──────── PROVIDED DATA ────────

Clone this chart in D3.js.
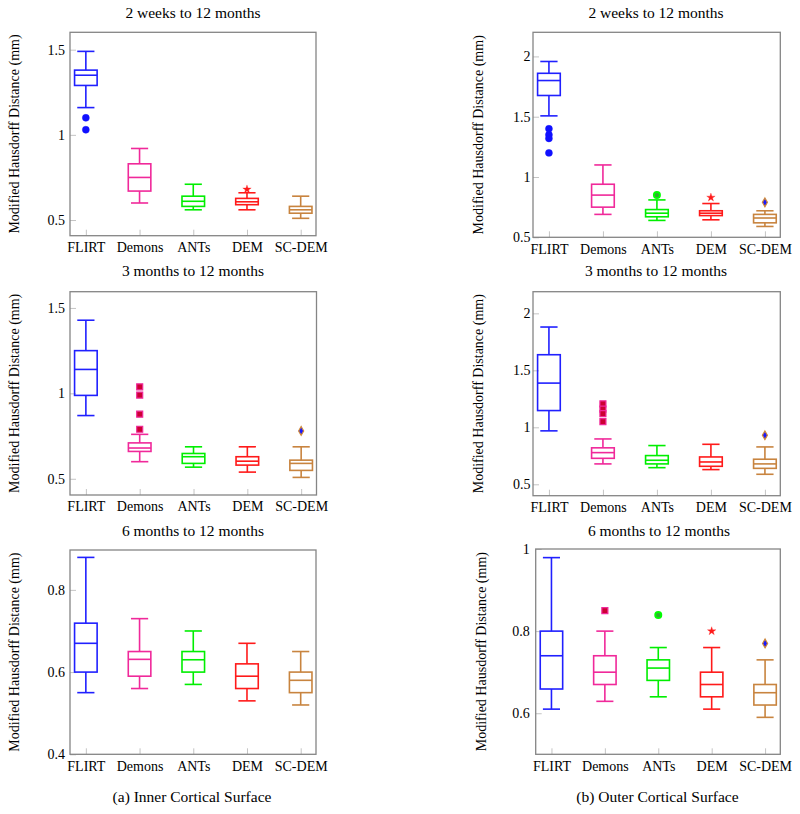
<!DOCTYPE html>
<html>
<head>
<meta charset="utf-8">
<script src="https://cdn.jsdelivr.net/npm/d3@7"></script>
<style>
  html, body { margin: 0; padding: 0; background: #fff; }
  svg { display: block; font-family: "Liberation Serif", "DejaVu Serif", serif; }
</style>
</head>
<body>
<svg id="chart" width="800" height="814"></svg>
<script>
// ---------------- data ----------------
const categories = ["FLIRT", "Demons", "ANTs", "DEM", "SC-DEM"];
const panelTitles = ["2 weeks to 12 months", "3 months to 12 months", "6 months to 12 months"];
const captions = ["(a) Inner Cortical Surface", "(b) Outer Cortical Surface"];
const yLabel = "Modified Hausdorff Distance (mm)";

// stats per method: [lower whisker, Q1, median, Q3, upper whisker]
const innerWeeks2 = [[1.16,1.29,1.35,1.38,1.49],[0.60,0.67,0.75,0.83,0.92],[0.56,0.58,0.61,0.64,0.71],[0.56,0.59,0.607,0.627,0.66],[0.51,0.54,0.56,0.58,0.64]];
const innerWeeks2Out = [[1.10,1.03],[],[],[0.68],[]];
const outerWeeks2 = [[1.507,1.676,1.80,1.86,1.958],[0.69,0.75,0.85,0.94,1.10],[0.64,0.67,0.70,0.73,0.81],[0.645,0.68,0.70,0.72,0.78],[0.59,0.62,0.66,0.69,0.72]];
const outerWeeks2Out = [[1.40,1.35,1.32,1.20],[],[0.85],[0.83],[0.79]];

const innerMonths3 = [[0.87,0.988,1.14,1.25,1.428],[0.60,0.66,0.68,0.71,0.76],[0.568,0.59,0.629,0.648,0.687],[0.539,0.58,0.603,0.629,0.687],[0.508,0.549,0.59,0.609,0.687]];
const innerMonths3Out = [[],[1.038,0.99,0.878,0.79],[],[],[0.78]];
const outerMonths3 = [[0.969,1.147,1.388,1.637,1.88],[0.679,0.728,0.778,0.82,0.898],[0.646,0.679,0.711,0.752,0.84],[0.629,0.658,0.696,0.74,0.851],[0.588,0.64,0.679,0.72,0.828]];
const outerMonths3Out = [[],[1.206,1.16,1.12,1.05],[],[],[0.93]];

const innerMonths6 = [[0.55,0.60,0.67,0.719,0.879],[0.56,0.59,0.631,0.65,0.73],[0.57,0.60,0.63,0.65,0.70],[0.53,0.56,0.59,0.62,0.67],[0.52,0.55,0.58,0.60,0.65]];
const innerMonths6Out = [[],[],[],[],[]];
const outerMonths6 = [[0.61,0.659,0.74,0.80,0.979],[0.629,0.67,0.70,0.74,0.80],[0.64,0.68,0.71,0.73,0.76],[0.61,0.64,0.67,0.70,0.76],[0.59,0.62,0.65,0.67,0.73]];
const outerMonths6Out = [[],[0.85],[0.839],[0.80],[0.77]];

// y ticks per panel
const ticksWide = [0.5, 1, 1.5];
const ticksWideOuter = [0.5, 1, 1.5, 2];
const ticksInner6 = [0.4, 0.6, 0.8];
const ticksOuter6 = [0.6, 0.8, 1];

// ---------------- styles ----------------
const boxColors = ["#2020ff", "#f0299a", "#00ee00", "#ff1a1a", "#c8843f"];

// ---------------- layout ----------------
const panels = [
  { stats: innerWeeks2,  out: innerWeeks2Out,  ticks: ticksWide,      domain: [0.408, 1.602], x0: 70,    x1: 316,   y0: 32.3,  y1: 235.7, title: panelTitles[0], tx: 193, ty: 17.5, lx: 13.8, labGap: 5 },
  { stats: outerWeeks2,  out: outerWeeks2Out,  ticks: ticksWideOuter, domain: [0.5, 2.2],     x0: 533,   x1: 780.3, y0: 32.3,  y1: 237.3, title: panelTitles[0], tx: 656, ty: 17.5, lx: 478,  labGap: 2.5 },
  { stats: innerMonths3, out: innerMonths3Out, ticks: ticksWide,      domain: [0.405, 1.595], x0: 70,    x1: 316.5, y0: 291.7, y1: 495,   title: panelTitles[1], tx: 193, ty: 276,  lx: 13.8, labGap: 5 },
  { stats: outerMonths3, out: outerMonths3Out, ticks: ticksWideOuter, domain: [0.4, 2.19],    x0: 533,   x1: 780.3, y0: 291.7, y1: 495.7, title: panelTitles[1], tx: 656, ty: 276,  lx: 478,  labGap: 2.5 },
  { stats: innerMonths6, out: innerMonths6Out, ticks: ticksInner6,    domain: [0.4, 0.897],   x0: 70,    x1: 316,   y0: 550,   y1: 754.3, title: panelTitles[2], tx: 193, ty: 535.5, lx: 13.8, labGap: 5 },
  { stats: outerMonths6, out: outerMonths6Out, ticks: ticksOuter6,    domain: [0.5, 1.0],     x0: 535.7, x1: 780.3, y0: 549,   y1: 754.3, title: panelTitles[2], tx: 659, ty: 535.5, lx: 481,  labGap: 6 }
];

const markerTypes = [d3.symbolCircle, d3.symbolSquare, d3.symbolCircle, d3.symbolStar, d3.symbolDiamond];
const markerSizes = [38, 36, 30, 22, 22];
const markerFill = ["#1010ff", "#cc0033", "#33aa33", "#ff1a1a", "#1a1aff"];
const markerStroke = ["#1010ff", "#f0299a", "#00ff00", "#ff1a1a", "#d08a3a"];
const markerStrokeW = [0.5, 1.2, 1.8, 0.3, 1.2];

const svg = d3.select("#chart");

panels.forEach(p => {
  const g = svg.append("g");
  const x = d3.scaleLinear().domain([0.705, 5.285]).range([p.x0, p.x1]);
  const y = d3.scaleLinear().domain(p.domain).range([p.y1, p.y0]);

  // y axis (ticks inside)
  const yAxis = d3.axisLeft(y).tickValues(p.ticks).tickFormat(d3.format("")).tickSize(-6).tickPadding(p.labGap);
  const ya = g.append("g").attr("transform", `translate(${p.x0},0)`).call(yAxis);
  ya.select(".domain").remove();
  ya.selectAll(".tick line").attr("stroke", "#c4c4c4").attr("stroke-width", 1);
  ya.selectAll(".tick text").attr("font-family", "Liberation Serif").attr("font-size", 14).attr("fill", "#000");

  // x axis (category ticks inside)
  const xAxis = d3.axisBottom(x).tickValues([1,2,3,4,5]).tickFormat(d => categories[d-1]).tickSize(-6).tickPadding(6.5);
  const xa = g.append("g").attr("transform", `translate(0,${p.y1})`).call(xAxis);
  xa.select(".domain").remove();
  xa.selectAll(".tick line").attr("stroke", "#c4c4c4").attr("stroke-width", 1);
  xa.selectAll(".tick text").attr("font-family", "Liberation Serif").attr("font-size", 14).attr("fill", "#000");

  // frame
  g.append("rect").attr("x", p.x0).attr("y", p.y0).attr("width", p.x1 - p.x0).attr("height", p.y1 - p.y0)
    .attr("fill", "none").attr("stroke", "#858585").attr("stroke-width", 1.3);

  // title
  g.append("text").attr("x", p.tx).attr("y", p.ty).attr("text-anchor", "middle")
    .attr("font-size", 15.5).text(p.title);

  // y label
  g.append("text").attr("transform", `translate(${p.lx},${(p.y0 + p.y1) / 2}) rotate(-90)`)
    .attr("text-anchor", "middle").attr("dy", "0.35em").attr("font-size", 14).text(yLabel);

  // boxes
  p.stats.forEach((s, i) => {
    const c = boxColors[i];
    const xi = i + 1;
    const bg = g.append("g").attr("stroke", c).attr("stroke-width", 1.6).attr("fill", "none");
    const [lo, q1, med, q3, hi] = s;
    bg.append("rect").attr("x", x(xi - 0.21)).attr("width", x(xi + 0.21) - x(xi - 0.21))
      .attr("y", y(q3)).attr("height", y(q1) - y(q3));
    bg.append("line").attr("x1", x(xi - 0.21)).attr("x2", x(xi + 0.21)).attr("y1", y(med)).attr("y2", y(med));
    bg.append("line").attr("x1", x(xi)).attr("x2", x(xi)).attr("y1", y(q3)).attr("y2", y(hi));
    bg.append("line").attr("x1", x(xi)).attr("x2", x(xi)).attr("y1", y(q1)).attr("y2", y(lo));
    bg.append("line").attr("x1", x(xi - 0.16)).attr("x2", x(xi + 0.16)).attr("y1", y(hi)).attr("y2", y(hi));
    bg.append("line").attr("x1", x(xi - 0.16)).attr("x2", x(xi + 0.16)).attr("y1", y(lo)).attr("y2", y(lo));

    // outliers
    const sym = d3.symbol().type(markerTypes[i]).size(markerSizes[i]);
    g.selectAll(null).data(p.out[i]).enter().append("path")
      .attr("d", sym)
      .attr("transform", v => `translate(${x(xi)},${y(v)})`)
      .attr("fill", markerFill[i]).attr("stroke", markerStroke[i]).attr("stroke-width", markerStrokeW[i]);
  });
});

// captions
svg.append("text").attr("x", 192).attr("y", 802).attr("text-anchor", "middle").attr("font-size", 15.5).text(captions[0]);
svg.append("text").attr("x", 657.5).attr("y", 802).attr("text-anchor", "middle").attr("font-size", 15.5).text(captions[1]);
</script>
</body>
</html>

────────

PROBLEM TO WORK ON: Your task is to gather every line with the word "chart" and copy it.

RESPONSE TO THIS TASK:
Clone this chart in D3.js.
<svg id="chart" width="800" height="814"></svg>
const svg = d3.select("#chart");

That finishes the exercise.